EXERCISE BRIEF
Copy, exactly and only, the lines from the one with "Rebuild this diagram" up to and including the one with "(-1.79,-0.46) rectangle (9.59,4.22);", leaving pictures out.

RECORDS TO PROCESS
— BEGIN —
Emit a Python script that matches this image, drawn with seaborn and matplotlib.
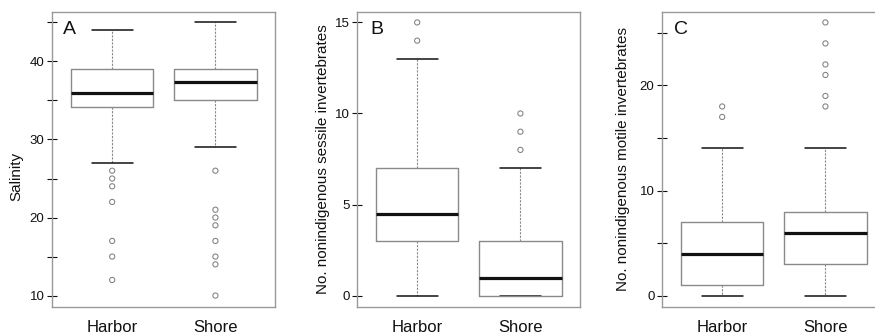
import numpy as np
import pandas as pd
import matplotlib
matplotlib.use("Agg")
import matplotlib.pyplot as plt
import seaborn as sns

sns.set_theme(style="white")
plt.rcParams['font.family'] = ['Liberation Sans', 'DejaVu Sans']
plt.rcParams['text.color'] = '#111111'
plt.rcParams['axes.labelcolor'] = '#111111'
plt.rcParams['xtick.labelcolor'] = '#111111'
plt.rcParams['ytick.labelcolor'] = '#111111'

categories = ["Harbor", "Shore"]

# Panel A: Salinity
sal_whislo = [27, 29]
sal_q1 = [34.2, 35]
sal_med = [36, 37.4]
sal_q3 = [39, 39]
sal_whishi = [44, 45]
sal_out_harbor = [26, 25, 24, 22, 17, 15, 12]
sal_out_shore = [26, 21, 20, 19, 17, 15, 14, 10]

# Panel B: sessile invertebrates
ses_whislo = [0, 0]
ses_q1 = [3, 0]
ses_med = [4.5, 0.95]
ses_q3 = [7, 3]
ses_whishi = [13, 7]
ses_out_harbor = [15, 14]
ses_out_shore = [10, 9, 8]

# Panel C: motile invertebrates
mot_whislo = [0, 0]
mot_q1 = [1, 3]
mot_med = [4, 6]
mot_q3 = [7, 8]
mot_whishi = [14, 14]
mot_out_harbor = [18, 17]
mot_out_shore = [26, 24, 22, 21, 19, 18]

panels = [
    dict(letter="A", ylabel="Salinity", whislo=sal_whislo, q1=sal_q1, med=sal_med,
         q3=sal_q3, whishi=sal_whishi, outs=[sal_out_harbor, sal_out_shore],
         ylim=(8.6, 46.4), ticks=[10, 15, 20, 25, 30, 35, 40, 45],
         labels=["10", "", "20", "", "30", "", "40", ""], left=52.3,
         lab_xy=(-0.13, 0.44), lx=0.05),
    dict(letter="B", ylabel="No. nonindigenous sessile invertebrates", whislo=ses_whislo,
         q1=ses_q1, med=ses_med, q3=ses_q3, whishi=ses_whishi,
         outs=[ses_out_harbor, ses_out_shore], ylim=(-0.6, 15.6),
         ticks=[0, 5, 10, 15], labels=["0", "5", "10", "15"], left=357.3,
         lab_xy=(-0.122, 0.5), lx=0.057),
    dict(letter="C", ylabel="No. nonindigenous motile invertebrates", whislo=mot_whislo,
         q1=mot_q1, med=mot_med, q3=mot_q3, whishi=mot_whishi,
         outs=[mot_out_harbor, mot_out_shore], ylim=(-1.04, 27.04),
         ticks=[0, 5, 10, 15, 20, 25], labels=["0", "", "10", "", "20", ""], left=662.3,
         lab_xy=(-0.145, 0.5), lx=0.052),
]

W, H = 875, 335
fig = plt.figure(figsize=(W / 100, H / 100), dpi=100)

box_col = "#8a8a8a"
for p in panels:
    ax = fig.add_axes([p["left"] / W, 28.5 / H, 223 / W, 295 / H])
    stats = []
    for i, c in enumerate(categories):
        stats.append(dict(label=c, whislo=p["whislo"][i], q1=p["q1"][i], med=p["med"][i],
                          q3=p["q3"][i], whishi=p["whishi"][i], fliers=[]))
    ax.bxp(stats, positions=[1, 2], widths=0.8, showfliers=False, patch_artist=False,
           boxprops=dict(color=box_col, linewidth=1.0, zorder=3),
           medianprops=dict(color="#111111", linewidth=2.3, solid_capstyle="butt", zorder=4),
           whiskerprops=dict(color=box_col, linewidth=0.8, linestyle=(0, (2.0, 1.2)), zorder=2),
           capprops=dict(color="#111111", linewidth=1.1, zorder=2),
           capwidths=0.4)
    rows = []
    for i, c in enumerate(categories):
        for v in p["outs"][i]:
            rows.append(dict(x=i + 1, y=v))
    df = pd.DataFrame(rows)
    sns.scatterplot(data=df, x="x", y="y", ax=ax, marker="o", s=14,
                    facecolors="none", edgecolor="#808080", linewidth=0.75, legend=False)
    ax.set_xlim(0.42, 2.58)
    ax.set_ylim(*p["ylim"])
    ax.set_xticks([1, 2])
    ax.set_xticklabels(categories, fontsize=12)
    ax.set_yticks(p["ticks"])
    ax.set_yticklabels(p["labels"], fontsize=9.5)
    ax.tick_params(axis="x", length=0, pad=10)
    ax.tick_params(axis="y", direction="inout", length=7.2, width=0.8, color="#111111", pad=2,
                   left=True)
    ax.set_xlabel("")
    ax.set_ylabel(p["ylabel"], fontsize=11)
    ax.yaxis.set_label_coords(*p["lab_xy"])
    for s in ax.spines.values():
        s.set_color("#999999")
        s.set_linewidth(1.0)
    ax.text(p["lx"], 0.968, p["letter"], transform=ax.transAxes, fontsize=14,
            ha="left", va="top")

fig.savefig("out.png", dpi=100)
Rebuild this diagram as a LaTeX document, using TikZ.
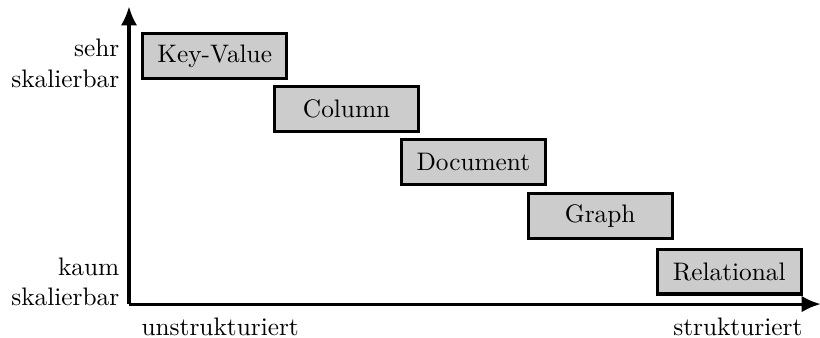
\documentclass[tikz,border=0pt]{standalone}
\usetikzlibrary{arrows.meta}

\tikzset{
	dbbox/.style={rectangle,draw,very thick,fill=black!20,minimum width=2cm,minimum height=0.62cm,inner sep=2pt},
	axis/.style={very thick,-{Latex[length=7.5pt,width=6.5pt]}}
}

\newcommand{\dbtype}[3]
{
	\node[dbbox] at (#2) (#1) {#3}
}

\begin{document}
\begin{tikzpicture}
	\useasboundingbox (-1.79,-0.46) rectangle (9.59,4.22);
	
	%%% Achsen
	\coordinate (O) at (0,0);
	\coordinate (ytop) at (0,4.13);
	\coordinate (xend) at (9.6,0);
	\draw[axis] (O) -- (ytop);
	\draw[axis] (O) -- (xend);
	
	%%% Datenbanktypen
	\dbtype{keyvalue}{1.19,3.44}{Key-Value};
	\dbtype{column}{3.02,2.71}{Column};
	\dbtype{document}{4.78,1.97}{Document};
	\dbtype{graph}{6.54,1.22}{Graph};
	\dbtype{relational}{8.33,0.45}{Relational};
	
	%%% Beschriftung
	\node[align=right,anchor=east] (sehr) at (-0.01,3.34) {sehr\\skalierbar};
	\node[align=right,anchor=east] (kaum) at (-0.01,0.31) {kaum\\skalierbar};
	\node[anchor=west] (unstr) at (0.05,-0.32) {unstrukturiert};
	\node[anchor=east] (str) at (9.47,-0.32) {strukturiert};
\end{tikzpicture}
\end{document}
— END —
ANSWER BELOW
Rebuild this diagram as a LaTeX document, using TikZ.
\documentclass[tikz,border=0pt]{standalone}
\usetikzlibrary{arrows.meta}

\tikzset{
	dbbox/.style={rectangle,draw,very thick,fill=black!20,minimum width=2cm,minimum height=0.62cm,inner sep=2pt},
	axis/.style={very thick,-{Latex[length=7.5pt,width=6.5pt]}}
}

\newcommand{\dbtype}[3]
{
	\node[dbbox] at (#2) (#1) {#3}
}

\begin{document}
\begin{tikzpicture}
	\useasboundingbox (-1.79,-0.46) rectangle (9.59,4.22);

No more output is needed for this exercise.